● Provided data:
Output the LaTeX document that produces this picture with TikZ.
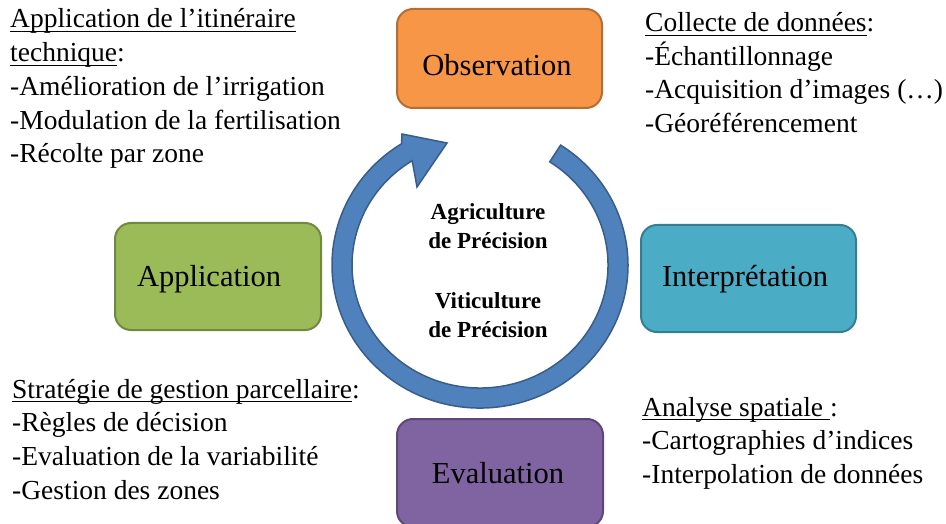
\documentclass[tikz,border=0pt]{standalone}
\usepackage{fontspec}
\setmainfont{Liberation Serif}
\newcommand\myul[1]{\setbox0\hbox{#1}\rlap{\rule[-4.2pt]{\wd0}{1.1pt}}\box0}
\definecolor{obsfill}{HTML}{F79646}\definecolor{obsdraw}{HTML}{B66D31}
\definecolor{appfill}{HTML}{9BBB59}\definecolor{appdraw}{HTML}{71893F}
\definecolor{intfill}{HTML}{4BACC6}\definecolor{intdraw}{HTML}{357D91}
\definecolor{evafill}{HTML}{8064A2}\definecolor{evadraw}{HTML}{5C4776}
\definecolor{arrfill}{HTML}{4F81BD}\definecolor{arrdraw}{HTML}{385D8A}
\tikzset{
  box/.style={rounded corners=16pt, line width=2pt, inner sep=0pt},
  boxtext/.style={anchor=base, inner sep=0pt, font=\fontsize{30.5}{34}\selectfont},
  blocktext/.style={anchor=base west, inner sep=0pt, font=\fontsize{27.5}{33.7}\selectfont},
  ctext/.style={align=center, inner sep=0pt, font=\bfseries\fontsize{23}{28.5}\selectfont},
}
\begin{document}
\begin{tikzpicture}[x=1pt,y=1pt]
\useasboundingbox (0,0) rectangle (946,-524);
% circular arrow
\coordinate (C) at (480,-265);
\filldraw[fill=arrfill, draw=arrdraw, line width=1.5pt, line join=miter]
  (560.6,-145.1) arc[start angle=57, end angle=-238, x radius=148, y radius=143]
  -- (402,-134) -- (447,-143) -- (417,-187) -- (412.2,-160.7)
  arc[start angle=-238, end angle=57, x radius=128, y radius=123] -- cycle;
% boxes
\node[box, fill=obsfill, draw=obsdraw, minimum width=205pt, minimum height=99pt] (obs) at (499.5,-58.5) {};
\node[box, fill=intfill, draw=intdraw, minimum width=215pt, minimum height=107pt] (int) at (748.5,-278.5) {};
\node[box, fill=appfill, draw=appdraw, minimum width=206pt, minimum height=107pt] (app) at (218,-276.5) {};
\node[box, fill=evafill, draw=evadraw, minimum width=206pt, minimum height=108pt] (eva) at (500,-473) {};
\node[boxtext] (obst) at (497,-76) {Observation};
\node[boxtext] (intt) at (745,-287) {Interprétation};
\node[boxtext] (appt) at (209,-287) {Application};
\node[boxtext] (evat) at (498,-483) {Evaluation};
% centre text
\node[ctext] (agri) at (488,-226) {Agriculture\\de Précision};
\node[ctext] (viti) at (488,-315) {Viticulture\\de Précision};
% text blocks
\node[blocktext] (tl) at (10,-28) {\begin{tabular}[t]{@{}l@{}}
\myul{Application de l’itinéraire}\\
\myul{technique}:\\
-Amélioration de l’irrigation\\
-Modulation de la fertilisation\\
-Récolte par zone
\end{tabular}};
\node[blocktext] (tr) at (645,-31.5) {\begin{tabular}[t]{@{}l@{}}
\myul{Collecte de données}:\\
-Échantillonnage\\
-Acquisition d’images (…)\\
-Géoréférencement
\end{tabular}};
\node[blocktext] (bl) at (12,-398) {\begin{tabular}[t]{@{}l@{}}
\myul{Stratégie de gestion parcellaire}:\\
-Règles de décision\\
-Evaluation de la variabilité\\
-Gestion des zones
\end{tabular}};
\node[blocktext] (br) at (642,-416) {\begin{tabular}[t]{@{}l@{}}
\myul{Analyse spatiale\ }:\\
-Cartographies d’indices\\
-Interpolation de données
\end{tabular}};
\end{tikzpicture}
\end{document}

● What is asked: The pictures should not be reproduced; quote all of the other material exactly.

● Exercise result:
Output the LaTeX document that produces this picture with TikZ.
\documentclass[tikz,border=0pt]{standalone}
\usepackage{fontspec}
\setmainfont{Liberation Serif}
\newcommand\myul[1]{\setbox0\hbox{#1}\rlap{\rule[-4.2pt]{\wd0}{1.1pt}}\box0}
\definecolor{obsfill}{HTML}{F79646}\definecolor{obsdraw}{HTML}{B66D31}
\definecolor{appfill}{HTML}{9BBB59}\definecolor{appdraw}{HTML}{71893F}
\definecolor{intfill}{HTML}{4BACC6}\definecolor{intdraw}{HTML}{357D91}
\definecolor{evafill}{HTML}{8064A2}\definecolor{evadraw}{HTML}{5C4776}
\definecolor{arrfill}{HTML}{4F81BD}\definecolor{arrdraw}{HTML}{385D8A}
\tikzset{
  box/.style={rounded corners=16pt, line width=2pt, inner sep=0pt},
  boxtext/.style={anchor=base, inner sep=0pt, font=\fontsize{30.5}{34}\selectfont},
  blocktext/.style={anchor=base west, inner sep=0pt, font=\fontsize{27.5}{33.7}\selectfont},
  ctext/.style={align=center, inner sep=0pt, font=\bfseries\fontsize{23}{28.5}\selectfont},
}
\begin{document}
\begin{tikzpicture}[x=1pt,y=1pt]
\useasboundingbox (0,0) rectangle (946,-524);
% circular arrow
\coordinate (C) at (480,-265);
\filldraw[fill=arrfill, draw=arrdraw, line width=1.5pt, line join=miter]
  (560.6,-145.1) arc[start angle=57, end angle=-238, x radius=148, y radius=143]
  -- (402,-134) -- (447,-143) -- (417,-187) -- (412.2,-160.7)
  arc[start angle=-238, end angle=57, x radius=128, y radius=123] -- cycle;
% boxes
\node[box, fill=obsfill, draw=obsdraw, minimum width=205pt, minimum height=99pt] (obs) at (499.5,-58.5) {};
\node[box, fill=intfill, draw=intdraw, minimum width=215pt, minimum height=107pt] (int) at (748.5,-278.5) {};
\node[box, fill=appfill, draw=appdraw, minimum width=206pt, minimum height=107pt] (app) at (218,-276.5) {};
\node[box, fill=evafill, draw=evadraw, minimum width=206pt, minimum height=108pt] (eva) at (500,-473) {};
\node[boxtext] (obst) at (497,-76) {Observation};
\node[boxtext] (intt) at (745,-287) {Interprétation};
\node[boxtext] (appt) at (209,-287) {Application};
\node[boxtext] (evat) at (498,-483) {Evaluation};
% centre text
\node[ctext] (agri) at (488,-226) {Agriculture\\de Précision};
\node[ctext] (viti) at (488,-315) {Viticulture\\de Précision};
% text blocks
\node[blocktext] (tl) at (10,-28) {\begin{tabular}[t]{@{}l@{}}
\myul{Application de l’itinéraire}\\
\myul{technique}:\\
-Amélioration de l’irrigation\\
-Modulation de la fertilisation\\
-Récolte par zone
\end{tabular}};
\node[blocktext] (tr) at (645,-31.5) {\begin{tabular}[t]{@{}l@{}}
\myul{Collecte de données}:\\
-Échantillonnage\\
-Acquisition d’images (…)\\
-Géoréférencement
\end{tabular}};
\node[blocktext] (bl) at (12,-398) {\begin{tabular}[t]{@{}l@{}}
\myul{Stratégie de gestion parcellaire}:\\
-Règles de décision\\
-Evaluation de la variabilité\\
-Gestion des zones
\end{tabular}};
\node[blocktext] (br) at (642,-416) {\begin{tabular}[t]{@{}l@{}}
\myul{Analyse spatiale\ }:\\
-Cartographies d’indices\\
-Interpolation de données
\end{tabular}};
\end{tikzpicture}
\end{document}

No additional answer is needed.